Spain’s economic conditions have prompted  Zapatero’s gov’t to adopt austerity measures that include the freezing on pensions and a 5% reduction of civil servant’s salaries. But in a clear contradiction with the austerity message Spain’s central bank is about to pay more than 10 billion euros ($12.9 billion) to merge the country’s savings banks. The process, which is being presented as part of a series of economic measures aimed at curbing the country’s gaping deficit and national debt, may push 50,000 bank workers into early retirement and a life of pensions.

Bloomberg points out that the process of consolidating Spain’s lenders means paying bankers to play golf.

A spokesman for labor policy at Convergencia i Unio, a pro-business Catalan party, referring to the prospect of the mass early retirements said the merger “Goes against the official message that people should actually work longer before retiring.”

Bberg: “The cajas [lenders] have long used early retirement to pare the workforce, a process that has been good for employees if expensive for the banks. Since a rule change in 2004, banks have had to charge their cost directly to earnings.
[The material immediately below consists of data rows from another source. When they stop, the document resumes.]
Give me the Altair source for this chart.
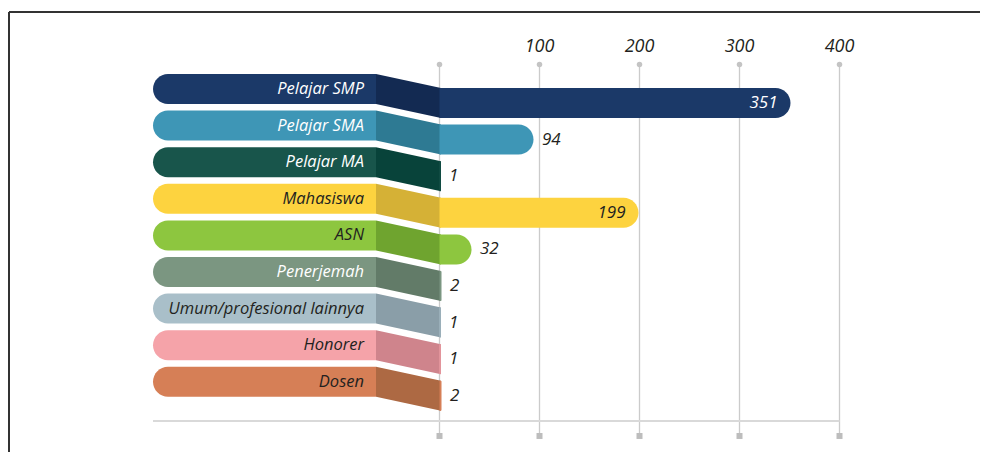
import altair as alt
import pandas as pd

categories = ["Pelajar SMP", "Pelajar SMA", "Pelajar MA", "Mahasiswa", "ASN",
              "Penerjemah", "Umum/profesional lainnya", "Honorer", "Dosen"]
values = [351, 94, 1, 199, 32, 2, 1, 1, 2]
main_colors = ["#1b3968", "#3e96b6", "#18554b", "#fdd33f", "#8dc63f",
               "#7b9681", "#a9bfc9", "#f5a3a9", "#d67f56"]
fold_colors = ["#132a52", "#2e7a93", "#08433a", "#d5b136", "#6fa42f",
               "#627b68", "#8a9ea8", "#cf848c", "#ad6943"]
label_colors = ["#ffffff", "#ffffff", "#ffffff", "#231f20", "#231f20",
                "#ffffff", "#231f20", "#231f20", "#231f20"]
tick_values = [0, 100, 200, 300, 400]
tick_labels = ["", "100", "200", "300", "400"]

# layout constants (in scale units)
BAND_START, BAND_END = -286.5, -63.5
HALF = 0.41      # half band height in row units
DROP = 0.383     # vertical fold offset in row units
DARK = "#231f20"

rows = []
for i, c in enumerate(categories):
    v = values[i]
    inside = v > 150
    rows.append(dict(cat=c, idx=i, value=v, color=main_colors[i], fold=fold_colors[i],
                     lcolor=label_colors[i],
                     band_y=i - HALF, band_y2=i + HALF,
                     bar_y=i + DROP - HALF, bar_y2=i + DROP + HALF, bar_c=i + DROP,
                     band_x=BAND_START, band_x2=BAND_END, label_x=-75.5,
                     vx=v - 13 if inside else v + 8.5,
                     valign="right" if inside else "left",
                     vcolor=label_colors[i] if inside else DARK,
                     vtext=str(v)))
df = pd.DataFrame(rows)

fold_rows = []
for r in rows:
    fold_rows.append(dict(cat=r["cat"], fold=r["fold"], x=BAND_END, y=r["band_y"], y2=r["band_y2"]))
    fold_rows.append(dict(cat=r["cat"], fold=r["fold"], x=1.5, y=r["bar_y"], y2=r["bar_y2"]))
fold_df = pd.DataFrame(fold_rows)

ticks_df = pd.DataFrame({"t": tick_values, "lab": tick_labels,
                         "gtop": -0.67, "gbot": 9.48, "ly": -1.148})

xs = alt.Scale(domain=[-431.5, 540.5], nice=False, zero=False)
ys = alt.Scale(domain=[-2.213, 9.918], nice=False, zero=False, reverse=True)


def X(f):
    return alt.X(f, type="quantitative", scale=xs, axis=None)


def Y(f):
    return alt.Y(f, type="quantitative", scale=ys, axis=None, stack=None)


base = alt.Chart(df)

frame_top = base.mark_rule(color="#333333", strokeWidth=1.5).encode(
    x=alt.value(1), x2=alt.value(980), y=alt.value(4))
frame_left = base.mark_rule(color="#333333", strokeWidth=1.5).encode(
    x=alt.value(1), y=alt.value(4), y2=alt.value(460))

grid = alt.Chart(ticks_df).mark_rule(color="#cbcbcb", strokeWidth=1.3).encode(
    x=X("t"), y=Y("gtop"), y2="gbot")
grid_dot = alt.Chart(ticks_df).mark_point(shape="circle", filled=True, size=30,
                                          color="#c4c4c4", opacity=1).encode(
    x=X("t"), y=Y("gtop"))
grid_sq = alt.Chart(ticks_df).mark_point(shape="square", filled=True, size=36,
                                         color="#bdbdbd", opacity=1).encode(
    x=X("t"), y=Y("gbot"))
tick_text = alt.Chart(ticks_df).mark_text(font="Open Sans", fontStyle="italic",
                                          fontSize=18, color=DARK, align="center",
                                          baseline="middle").encode(
    x=X("t"), y=Y("ly"), text="lab:N")

baseline_df = pd.DataFrame({"x": [BAND_START], "x2": [tick_values[-1]], "y": [9.07]})
base_rule = alt.Chart(baseline_df).mark_rule(color="#d9d9d9", strokeWidth=2).encode(
    x=X("x"), x2="x2", y=Y("y"))

bands = base.mark_bar(cornerRadiusTopLeft=15, cornerRadiusBottomLeft=15).encode(
    x=X("band_x"), x2="band_x2", y=Y("band_y"), y2="band_y2",
    color=alt.Color("color:N", scale=None))

folds = alt.Chart(fold_df).mark_area(orient="vertical", opacity=1).encode(
    x=X("x"), y=Y("y"), y2="y2",
    color=alt.Color("fold:N", scale=None), detail="cat:N")

bars = base.mark_bar(cornerRadiusTopRight=15, cornerRadiusBottomRight=15).encode(
    x=X("value"), x2=alt.datum(0), y=Y("bar_y"), y2="bar_y2",
    color=alt.Color("color:N", scale=None))

cat_text = base.mark_text(font="Open Sans", fontStyle="italic", fontSize=16.5,
                          align="right", baseline="middle").encode(
    x=X("label_x"), y=Y("idx"), text="cat:N",
    color=alt.Color("lcolor:N", scale=None))

val_in = base.transform_filter("datum.valign == 'right'").mark_text(
    font="Open Sans", fontStyle="italic", fontSize=17, align="right",
    baseline="middle").encode(
    x=X("vx"), y=Y("bar_c"), text="vtext:N", color=alt.Color("vcolor:N", scale=None))
val_out = base.transform_filter("datum.valign == 'left'").mark_text(
    font="Open Sans", fontStyle="italic", fontSize=17, align="left",
    baseline="middle").encode(
    x=X("vx"), y=Y("bar_c"), text="vtext:N", color=alt.Color("vcolor:N", scale=None))

chart = alt.layer(
    frame_top, frame_left, grid, base_rule, grid_dot, grid_sq, tick_text,
    bands, folds, bars, cat_text, val_in, val_out
).properties(
    width=972, height=444, padding=0, autosize=alt.AutoSizeParams(type="none")
).configure_view(stroke=None)

chart.save("out.html", embed_options={"renderer": "svg", "actions": False})
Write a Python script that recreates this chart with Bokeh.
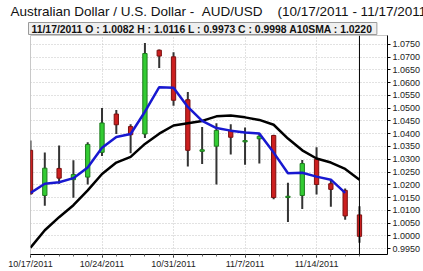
from bokeh.plotting import figure
from bokeh.models import (ColumnDataSource, Span, FixedTicker, NumeralTickFormatter,
                          Range1d, Title)
from bokeh.embed import file_html
from bokeh.resources import INLINE

dates = ["10/17/2011", "10/18/2011", "10/19/2011", "10/20/2011", "10/21/2011",
         "10/24/2011", "10/25/2011", "10/26/2011", "10/27/2011", "10/28/2011",
         "10/31/2011", "11/1/2011", "11/2/2011", "11/3/2011", "11/4/2011",
         "11/7/2011", "11/8/2011", "11/9/2011", "11/10/2011", "11/11/2011",
         "11/14/2011", "11/15/2011", "11/16/2011", "11/17/2011"]
opens = [1.0335, 1.0158, 1.0264, 1.0220, 1.0230, 1.0327, 1.0477, 1.0428, 1.0399, 1.0727,
         1.0701, 1.0533, 1.0331, 1.0351, 1.0413, 1.0368, 1.0380, 1.0393, 1.0150, 1.0158,
         1.0300, 1.0204, 1.0178, 1.0082]
highs = [1.0373, 1.0326, 1.0354, 1.0296, 1.0367, 1.0501, 1.0493, 1.0437, 1.0755, 1.0730,
         1.0719, 1.0563, 1.0426, 1.0441, 1.0437, 1.0424, 1.0399, 1.0396, 1.0208, 1.0297,
         1.0347, 1.0217, 1.0185, 1.0116]
lows = [1.0160, 1.0118, 1.0204, 1.0149, 1.0201, 1.0313, 1.0399, 1.0323, 1.0383, 1.0657,
        1.0509, 1.0272, 1.0281, 1.0201, 1.0319, 1.0278, 1.0283, 1.0143, 1.0054, 1.0105,
        1.0162, 1.0114, 1.0063, 0.9973]
closes = [1.0165, 1.0265, 1.0226, 1.0240, 1.0358, 1.0442, 1.0435, 1.0396, 1.0714, 1.0704,
          1.0531, 1.0335, 1.0337, 1.0413, 1.0386, 1.0373, 1.0390, 1.0150, 1.0155, 1.0283,
          1.0201, 1.0182, 1.0078, 0.9998]
sma10 = [0.9954, 1.0022, 1.0073, 1.0120, 1.0178, 1.0242, 1.0287, 1.0309, 1.0360, 1.0400,
         1.0432, 1.0441, 1.0450, 1.0468, 1.0471, 1.0464, 1.0454, 1.0435, 1.0381, 1.0335,
         1.0303, 1.0287, 1.0262, 1.0220]
blue_avg = [1.0168, 1.0204, 1.0210, 1.0226, 1.0268, 1.0345, 1.0387, 1.0399, 1.0486, 1.0582,
            1.0580, 1.0505, 1.0450, 1.0422, 1.0412, 1.0405, 1.0401, 1.0326, 1.0245, 1.0247,
            1.0232, 1.0220, 1.0168]
y_ticks = [0.9950, 1.0000, 1.0050, 1.0100, 1.0150, 1.0200, 1.0250, 1.0300, 1.0350,
           1.0400, 1.0450, 1.0500, 1.0550, 1.0600, 1.0650, 1.0700, 1.0750]
x_tick_labels = ["10/17/2011", "10/24/2011", "10/31/2011", "11/7/2011", "11/14/2011"]

NB = "\u00a0"
title_text = ("Australian Dollar / U.S. Dollar -" + NB * 2 + "AUD/USD" + NB * 4
              + "(10/17/2011 - 11/17/2011)")
header = "11/17/2011 O : 1.0082 H : 1.0116 L : 0.9973 C : 0.9998 A10SMA : 1.0220"

idx = list(range(len(dates)))
up = [c >= o for o, c in zip(opens, closes)]
src = ColumnDataSource(dict(
    x=idx, high=highs, low=lows,
    top=[max(o, c) for o, c in zip(opens, closes)],
    bottom=[min(o, c) for o, c in zip(opens, closes)],
    fill=["#33cc33" if u else "#cc1f1f" for u in up],
    line=["#1d7a1d" if u else "#7a1010" for u in up],
))

p = figure(width=423, height=271, output_backend="svg", toolbar_location=None,
           x_range=Range1d(0, 24.96), y_range=Range1d(0.99269, 1.07846),
           y_axis_location="right",
           min_border_left=30, min_border_right=36, min_border_top=34, min_border_bottom=14)
p.background_fill_color = "white"
p.border_fill_color = "white"
p.outline_line_color = "#c8c8c8"

# grid
p.ygrid.ticker = FixedTicker(ticks=y_ticks)
p.xgrid.ticker = FixedTicker(ticks=[0, 5, 10, 15, 20])
for g in (p.xgrid, p.ygrid):
    g.grid_line_color = "#c4c4c4"
    g.grid_line_dash = "1 2"
    g.grid_line_width = 1

# axes
p.yaxis.ticker = FixedTicker(ticks=y_ticks)
p.yaxis.formatter = NumeralTickFormatter(format="0.0000")
p.xaxis.ticker = FixedTicker(ticks=[0, 5, 10, 15, 20], minor_ticks=idx)
p.xaxis.major_label_overrides = {i * 5: lab for i, lab in enumerate(x_tick_labels)}
for ax in (p.xaxis, p.yaxis):
    ax.axis_line_color = "black"
    ax.axis_line_width = 1
    ax.major_tick_line_color = "black"
    ax.minor_tick_line_color = "#666666"
    ax.major_tick_in = 0
    ax.major_tick_out = 3
    ax.minor_tick_in = 0
    ax.minor_tick_out = 2
    ax.major_label_text_font = "Liberation Sans"
    ax.major_label_text_font_size = "9px"
    ax.major_label_text_color = "#222222"
p.xaxis.major_label_standoff = 1
p.yaxis.major_label_standoff = 2
p.yaxis.minor_tick_line_color = None

# candles
p.segment(x0="x", y0="low", x1="x", y1="high", source=src, line_color="#333333", line_width=2)
p.vbar(x="x", width=0.3, top="top", bottom="bottom", source=src,
       fill_color="fill", line_color="line", line_width=1)

# moving averages
p.line(idx, sma10, line_color="black", line_width=2.5)
p.line(idx[:len(blue_avg)], blue_avg, line_color="#1818d0", line_width=2.5)

# cursor line
p.add_layout(Span(location=idx[-1], dimension="height", line_color="black", line_width=1))

# header (nearest the frame) and title above it
p.add_layout(Title(text=header, align="left", offset=-2, standoff=2,
                   text_font="Liberation Sans", text_font_style="bold",
                   text_font_size="10.4px", text_color="#111111",
                   background_fill_color="#efefef", border_line_color="#9a9a9a",
                   padding=dict(left=3, right=4, top=1, bottom=0)), "above")
p.add_layout(Title(text=title_text, align="left", offset=-20, standoff=2,
                   text_font="Liberation Sans", text_font_style="normal",
                   text_font_size="13.5px", text_color="#111111"), "above")

open("out.html", "w").write(file_html(p, INLINE))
Ignacio Barragan, 64, has spent much of his time playing golf and tennis since retiring at 54 from Caja Madrid in 1999 after a 33-year career that took him to the rank of regional director. He’s been earning 100 percent of his salary ever since and expects his income to drop about 25 percent when he starts drawing state and private pensions in August.

“I chose to enjoy my hobbies and economically there was no obstacle to doing that,” Barragan said in a phone interview. “For me it was a great solution.”

The combination of Caixa Catalunya with Caixa Manresa and Caixa Tarragona, two other Catalan cajas, will allow workers 56 to 59 years old at get 85 percent of their salary plus a lump sum of 31,000 euros if they stop working.”